Фиаско декрета о собственности говорило о конце немецкой аграрной политики на оккупированном Востоке. То, что последовало затем, было не больше чем отчаянная операция по спасению, превратившаяся в безудержный грабеж. В 1944 г. все еще продолжали составлять планы по преобразованию общин в товарищества; новые и большие «премиальные» должны были выплачивать тем крестьянам, которые перевыполнили квоты поставок; и было организовано несколько частных хозяйств. Здесь и там немецкие чиновники рисковали своей головой, когда посещали деревни, чтобы вручить свидетельство на владение землей, украшенное свастикой, или благодарственное письмо. Однако продвижение советских войск и рост активности партизан все больше сокращали площадь обрабатываемых земель, которые все еще находились под немецким контролем. Немецкие чиновники гибли от мин на дорогах и партизанских пуль, а квоты поставок оставались невыполненными.
На повестке дня было проведение полной эвакуации. Тремя годами ранее Сталин провозгласил тактику «выжженной земли». Теперь пришла его очередь пожинать плоды всеобщей разрухи. Начиная с весны 1943 г. немцы, отступая под натиском Красной армии, вывозили на запад скот, зерно и сельскохозяйственное оборудование. Когда немецкие войска оставляли Донбасс, Гиммлер писал в сентябре 1943 г. своему подчиненному Гансу Прюцману, находившемуся в Киеве: «Генерал пехоты О. Штапф [начальник экономического штаба «Ост»] получил специальное распоряжение относительно Донецкого бассейна. Я предоставляю вам все полномочия в деле сотрудничества с ним… Ни один человек, ни одна голова скота, ни один центнер зерна, ни одна грузовая платформа не должны быть оставлены… Врагу должна достаться полностью опустошенная и разрушенная территория».
Несколько дней спустя, исполняя директиву фюрера, Геринг издал подобный секретный приказ: в районах, которым угрожают наступающие советские войска, «вся сельскохозяйственная продукция, все средства производства и техника предприятий, обслуживающих сельское хозяйство и пищевую промышленность, должны быть эвакуированы… Вся база сельскохозяйственного производства… должна быть разрушена. Население, занятое в сельском хозяйстве и пищевой промышленности, необходимо эвакуировать на Запад…».

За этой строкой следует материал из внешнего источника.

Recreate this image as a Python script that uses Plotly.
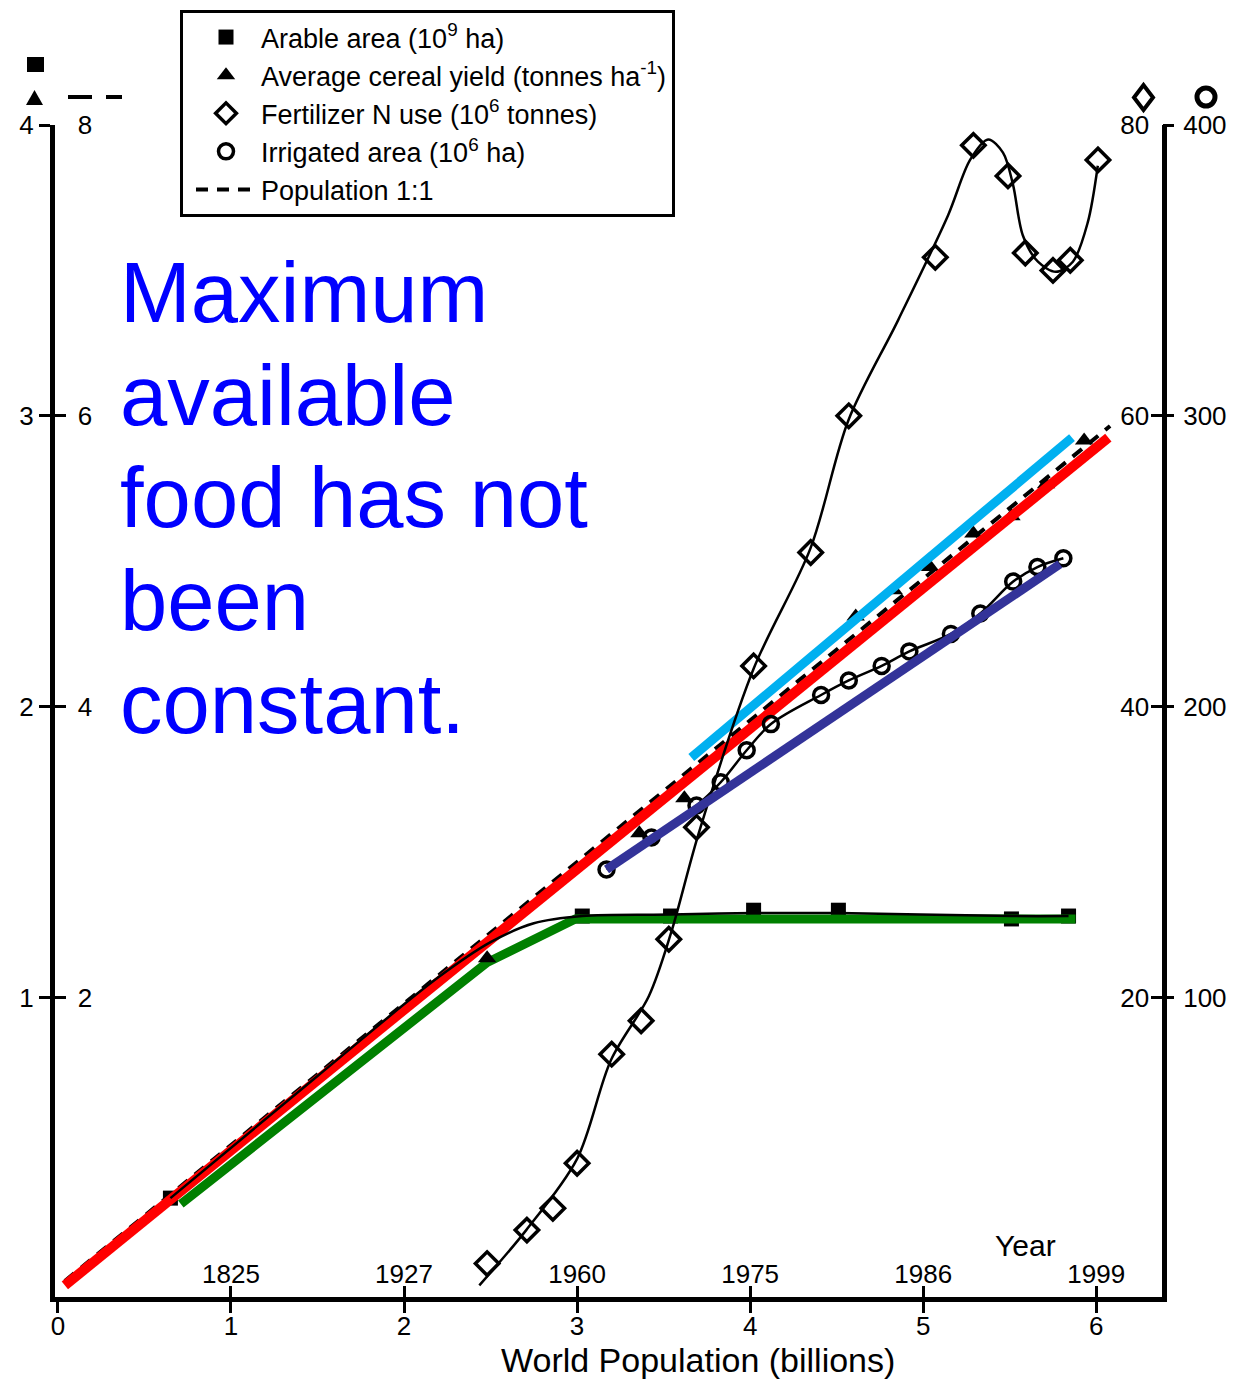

В то время как высшее начальство руководящей группы сельского хозяйства в экономическом штабе «Ост» отошло от дел, чтобы описать свою деятельность на Востоке и составить детальный план «будущей оккупации», отступавшая армия уничтожала все вокруг, оставляя после себя полное опустшение. Немецкие чиновники сообщали, что «…поведение немецких солдат было страшным. В противоположность русским, они взламывали амбары, когда фронт был еще далеко. В небывалых количествах они грабили зерно, особенно семенной фонд… Свиньи и птица резались в огромном количестве и забирались с собой. К сожалению, просто невозможно подсчитать, что было конфисковано…».